- SUPPLIED MATERIAL:
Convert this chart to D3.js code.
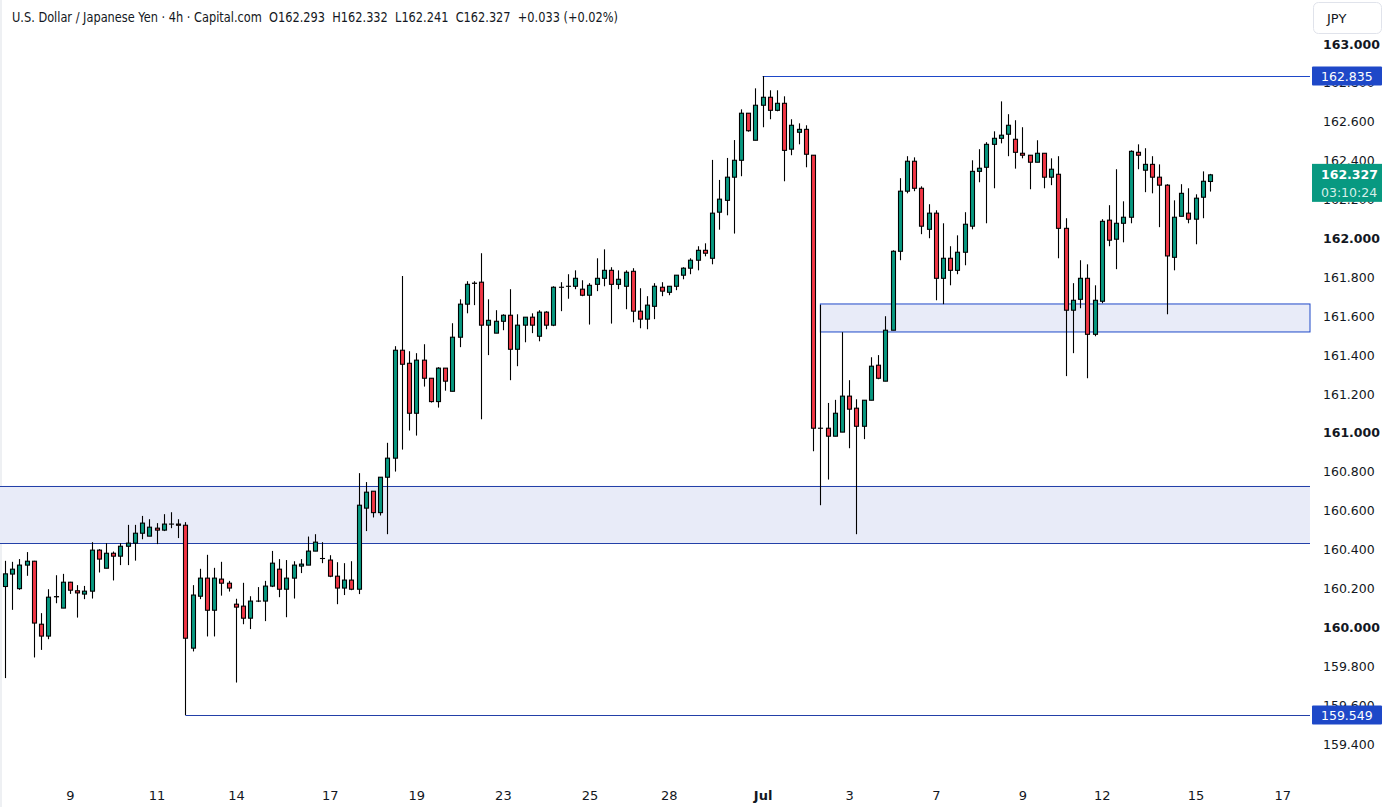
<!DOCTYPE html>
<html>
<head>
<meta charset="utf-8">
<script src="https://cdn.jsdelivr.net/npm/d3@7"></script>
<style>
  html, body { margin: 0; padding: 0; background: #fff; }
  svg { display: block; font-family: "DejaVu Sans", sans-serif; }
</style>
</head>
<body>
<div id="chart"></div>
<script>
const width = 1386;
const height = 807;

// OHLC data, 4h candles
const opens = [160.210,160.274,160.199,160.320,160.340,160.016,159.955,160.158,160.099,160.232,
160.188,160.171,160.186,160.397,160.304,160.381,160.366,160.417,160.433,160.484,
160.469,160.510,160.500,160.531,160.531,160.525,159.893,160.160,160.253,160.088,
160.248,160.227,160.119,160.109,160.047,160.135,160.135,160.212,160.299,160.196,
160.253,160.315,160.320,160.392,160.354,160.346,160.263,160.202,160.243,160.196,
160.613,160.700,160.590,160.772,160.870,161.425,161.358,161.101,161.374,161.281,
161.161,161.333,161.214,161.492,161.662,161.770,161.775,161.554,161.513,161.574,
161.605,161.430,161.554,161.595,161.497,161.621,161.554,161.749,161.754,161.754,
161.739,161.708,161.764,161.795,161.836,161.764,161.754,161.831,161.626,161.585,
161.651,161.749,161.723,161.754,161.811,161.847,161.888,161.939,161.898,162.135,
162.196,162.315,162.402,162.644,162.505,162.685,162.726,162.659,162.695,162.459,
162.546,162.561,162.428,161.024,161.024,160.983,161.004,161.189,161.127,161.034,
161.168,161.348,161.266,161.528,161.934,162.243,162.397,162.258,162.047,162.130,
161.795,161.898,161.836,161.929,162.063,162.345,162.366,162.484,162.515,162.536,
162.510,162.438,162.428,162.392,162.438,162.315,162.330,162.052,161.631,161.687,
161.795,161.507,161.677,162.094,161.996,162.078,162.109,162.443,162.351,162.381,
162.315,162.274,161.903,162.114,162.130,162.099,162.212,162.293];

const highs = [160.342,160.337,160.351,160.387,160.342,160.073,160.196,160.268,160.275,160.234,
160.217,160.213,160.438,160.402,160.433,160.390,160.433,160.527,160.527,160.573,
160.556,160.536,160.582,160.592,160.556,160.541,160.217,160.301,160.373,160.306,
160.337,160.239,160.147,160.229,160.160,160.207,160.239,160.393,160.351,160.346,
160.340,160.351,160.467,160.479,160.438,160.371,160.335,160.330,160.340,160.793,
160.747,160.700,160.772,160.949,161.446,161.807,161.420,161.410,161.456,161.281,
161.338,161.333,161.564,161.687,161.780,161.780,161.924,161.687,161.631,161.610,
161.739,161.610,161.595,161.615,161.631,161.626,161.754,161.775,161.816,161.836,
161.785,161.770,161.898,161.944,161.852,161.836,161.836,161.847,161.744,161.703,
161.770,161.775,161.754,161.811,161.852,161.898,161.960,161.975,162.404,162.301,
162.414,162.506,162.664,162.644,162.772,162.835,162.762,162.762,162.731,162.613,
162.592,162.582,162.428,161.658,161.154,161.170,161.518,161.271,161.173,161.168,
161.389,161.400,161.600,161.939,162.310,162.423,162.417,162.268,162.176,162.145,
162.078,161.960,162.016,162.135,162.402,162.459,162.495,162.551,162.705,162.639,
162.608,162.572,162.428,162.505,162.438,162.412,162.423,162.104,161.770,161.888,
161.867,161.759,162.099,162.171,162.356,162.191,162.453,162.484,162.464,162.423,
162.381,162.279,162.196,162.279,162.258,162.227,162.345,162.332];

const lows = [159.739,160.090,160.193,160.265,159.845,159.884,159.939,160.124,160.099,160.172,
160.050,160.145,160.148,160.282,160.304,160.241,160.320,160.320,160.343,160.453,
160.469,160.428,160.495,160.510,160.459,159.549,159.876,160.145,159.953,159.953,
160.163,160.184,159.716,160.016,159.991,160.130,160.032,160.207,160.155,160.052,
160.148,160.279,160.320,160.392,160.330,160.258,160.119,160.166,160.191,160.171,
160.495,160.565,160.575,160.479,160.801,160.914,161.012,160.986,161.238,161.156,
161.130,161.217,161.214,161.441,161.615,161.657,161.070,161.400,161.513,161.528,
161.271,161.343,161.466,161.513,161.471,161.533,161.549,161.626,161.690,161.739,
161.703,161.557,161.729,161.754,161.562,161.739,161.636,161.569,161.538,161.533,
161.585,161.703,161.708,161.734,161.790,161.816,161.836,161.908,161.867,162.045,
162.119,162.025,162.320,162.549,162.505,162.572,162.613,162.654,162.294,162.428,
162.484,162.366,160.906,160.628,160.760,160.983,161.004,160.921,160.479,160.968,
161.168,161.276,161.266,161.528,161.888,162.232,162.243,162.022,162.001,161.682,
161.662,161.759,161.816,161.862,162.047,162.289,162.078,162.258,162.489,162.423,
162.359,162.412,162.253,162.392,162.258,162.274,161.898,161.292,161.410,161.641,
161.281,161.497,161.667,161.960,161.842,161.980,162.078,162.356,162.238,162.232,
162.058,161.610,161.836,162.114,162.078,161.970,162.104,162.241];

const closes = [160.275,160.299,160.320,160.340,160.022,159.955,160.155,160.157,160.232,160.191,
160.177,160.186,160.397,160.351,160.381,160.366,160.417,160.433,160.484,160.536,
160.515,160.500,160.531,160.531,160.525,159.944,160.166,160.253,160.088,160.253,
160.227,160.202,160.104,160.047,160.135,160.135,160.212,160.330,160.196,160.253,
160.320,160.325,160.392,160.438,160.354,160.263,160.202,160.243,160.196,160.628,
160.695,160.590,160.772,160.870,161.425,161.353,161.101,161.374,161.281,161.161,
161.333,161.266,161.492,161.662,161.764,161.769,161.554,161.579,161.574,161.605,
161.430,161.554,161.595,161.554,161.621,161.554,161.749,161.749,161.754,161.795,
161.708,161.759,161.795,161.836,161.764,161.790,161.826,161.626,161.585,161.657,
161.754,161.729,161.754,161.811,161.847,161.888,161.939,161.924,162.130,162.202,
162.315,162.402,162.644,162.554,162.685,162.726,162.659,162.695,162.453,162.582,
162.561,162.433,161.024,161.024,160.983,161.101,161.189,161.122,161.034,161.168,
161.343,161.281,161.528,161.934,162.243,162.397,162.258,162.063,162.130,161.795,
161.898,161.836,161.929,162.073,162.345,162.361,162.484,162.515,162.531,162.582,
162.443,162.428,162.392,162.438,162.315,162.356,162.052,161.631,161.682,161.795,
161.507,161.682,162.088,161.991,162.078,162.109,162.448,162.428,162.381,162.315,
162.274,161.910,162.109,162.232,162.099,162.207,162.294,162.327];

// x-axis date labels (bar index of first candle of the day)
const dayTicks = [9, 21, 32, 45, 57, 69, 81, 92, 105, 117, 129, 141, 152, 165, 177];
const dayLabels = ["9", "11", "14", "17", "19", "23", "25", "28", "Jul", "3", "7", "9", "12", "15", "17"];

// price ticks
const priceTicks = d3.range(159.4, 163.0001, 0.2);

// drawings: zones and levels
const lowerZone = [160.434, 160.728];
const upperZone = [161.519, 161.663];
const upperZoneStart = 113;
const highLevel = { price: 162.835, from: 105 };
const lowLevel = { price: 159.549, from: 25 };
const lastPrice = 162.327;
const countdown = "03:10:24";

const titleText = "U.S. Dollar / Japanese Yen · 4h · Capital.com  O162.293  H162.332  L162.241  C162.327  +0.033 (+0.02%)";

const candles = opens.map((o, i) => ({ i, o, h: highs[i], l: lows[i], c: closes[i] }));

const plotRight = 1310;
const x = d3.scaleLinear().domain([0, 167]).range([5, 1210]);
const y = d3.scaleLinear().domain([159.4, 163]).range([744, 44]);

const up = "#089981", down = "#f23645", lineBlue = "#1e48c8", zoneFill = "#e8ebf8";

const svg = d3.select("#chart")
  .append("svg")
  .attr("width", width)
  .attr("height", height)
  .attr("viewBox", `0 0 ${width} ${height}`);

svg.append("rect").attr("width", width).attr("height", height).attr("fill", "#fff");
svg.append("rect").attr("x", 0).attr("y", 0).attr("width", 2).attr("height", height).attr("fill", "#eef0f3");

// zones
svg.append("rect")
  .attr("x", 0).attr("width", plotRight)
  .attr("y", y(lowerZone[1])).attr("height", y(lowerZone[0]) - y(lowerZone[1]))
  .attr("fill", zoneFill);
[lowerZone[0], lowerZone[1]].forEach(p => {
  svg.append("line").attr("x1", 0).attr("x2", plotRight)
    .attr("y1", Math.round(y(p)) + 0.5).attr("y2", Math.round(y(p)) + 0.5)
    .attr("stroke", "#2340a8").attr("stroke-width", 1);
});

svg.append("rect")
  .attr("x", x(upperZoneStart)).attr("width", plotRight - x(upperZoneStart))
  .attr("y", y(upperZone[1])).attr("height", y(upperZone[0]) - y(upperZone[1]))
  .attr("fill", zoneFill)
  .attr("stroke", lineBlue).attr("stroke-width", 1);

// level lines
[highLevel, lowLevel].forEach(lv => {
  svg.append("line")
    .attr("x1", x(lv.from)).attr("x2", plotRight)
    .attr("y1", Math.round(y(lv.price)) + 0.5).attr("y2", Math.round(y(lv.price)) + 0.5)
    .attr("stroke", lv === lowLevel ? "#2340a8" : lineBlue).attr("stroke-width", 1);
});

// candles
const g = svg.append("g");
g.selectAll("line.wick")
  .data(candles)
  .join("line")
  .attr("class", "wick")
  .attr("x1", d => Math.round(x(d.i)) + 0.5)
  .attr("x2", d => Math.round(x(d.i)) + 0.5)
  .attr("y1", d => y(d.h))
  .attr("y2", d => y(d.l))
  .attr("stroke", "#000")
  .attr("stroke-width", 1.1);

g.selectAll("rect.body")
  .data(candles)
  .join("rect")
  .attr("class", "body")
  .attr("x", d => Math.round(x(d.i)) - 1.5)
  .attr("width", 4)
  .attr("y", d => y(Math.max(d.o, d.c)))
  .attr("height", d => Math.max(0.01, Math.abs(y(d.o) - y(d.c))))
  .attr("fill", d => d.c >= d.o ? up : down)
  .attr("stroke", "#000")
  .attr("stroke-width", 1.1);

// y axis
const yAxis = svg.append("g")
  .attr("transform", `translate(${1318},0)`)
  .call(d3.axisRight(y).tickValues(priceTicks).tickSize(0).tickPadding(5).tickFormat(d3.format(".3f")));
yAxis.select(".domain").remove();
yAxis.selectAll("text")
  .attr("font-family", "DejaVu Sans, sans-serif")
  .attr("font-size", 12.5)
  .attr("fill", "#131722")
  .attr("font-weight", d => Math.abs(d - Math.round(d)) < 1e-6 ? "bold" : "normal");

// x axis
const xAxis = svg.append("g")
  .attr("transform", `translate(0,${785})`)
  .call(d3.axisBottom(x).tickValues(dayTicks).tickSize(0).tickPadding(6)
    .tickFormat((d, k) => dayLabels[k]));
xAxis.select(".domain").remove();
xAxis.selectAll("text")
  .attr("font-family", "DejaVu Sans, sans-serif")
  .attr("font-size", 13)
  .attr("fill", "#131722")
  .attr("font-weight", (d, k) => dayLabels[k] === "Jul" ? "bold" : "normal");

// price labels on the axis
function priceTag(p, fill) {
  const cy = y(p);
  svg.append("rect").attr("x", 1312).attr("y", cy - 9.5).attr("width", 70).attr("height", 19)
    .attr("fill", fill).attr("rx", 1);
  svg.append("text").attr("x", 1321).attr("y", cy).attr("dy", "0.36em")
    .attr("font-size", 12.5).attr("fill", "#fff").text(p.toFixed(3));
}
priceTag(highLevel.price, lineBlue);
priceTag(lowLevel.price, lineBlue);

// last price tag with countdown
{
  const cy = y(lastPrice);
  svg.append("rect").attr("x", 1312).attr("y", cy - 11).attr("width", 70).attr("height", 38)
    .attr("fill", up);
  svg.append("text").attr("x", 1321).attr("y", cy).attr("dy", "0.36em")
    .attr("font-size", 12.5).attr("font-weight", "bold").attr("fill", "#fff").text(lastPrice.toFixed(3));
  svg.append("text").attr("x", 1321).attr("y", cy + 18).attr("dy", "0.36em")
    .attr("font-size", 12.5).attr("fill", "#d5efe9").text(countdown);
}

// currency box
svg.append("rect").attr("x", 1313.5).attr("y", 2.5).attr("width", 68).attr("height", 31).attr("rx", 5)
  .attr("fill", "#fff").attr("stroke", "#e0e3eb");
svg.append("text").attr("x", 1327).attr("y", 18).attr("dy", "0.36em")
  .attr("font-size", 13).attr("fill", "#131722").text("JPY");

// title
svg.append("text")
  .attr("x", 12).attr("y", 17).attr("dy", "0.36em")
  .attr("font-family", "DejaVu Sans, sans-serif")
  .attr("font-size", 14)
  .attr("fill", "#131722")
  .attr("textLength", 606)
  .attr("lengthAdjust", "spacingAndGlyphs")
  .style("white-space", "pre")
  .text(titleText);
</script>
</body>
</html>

- WHAT IS BEING ASKED: Write down every line from the opening of the listing to the line with "const height = 807;", both included, and nothing else; the pictures are omitted.

- PROBLEM SOLUTION:
Convert this chart to D3.js code.
<!DOCTYPE html>
<html>
<head>
<meta charset="utf-8">
<script src="https://cdn.jsdelivr.net/npm/d3@7"></script>
<style>
  html, body { margin: 0; padding: 0; background: #fff; }
  svg { display: block; font-family: "DejaVu Sans", sans-serif; }
</style>
</head>
<body>
<div id="chart"></div>
<script>
const width = 1386;
const height = 807;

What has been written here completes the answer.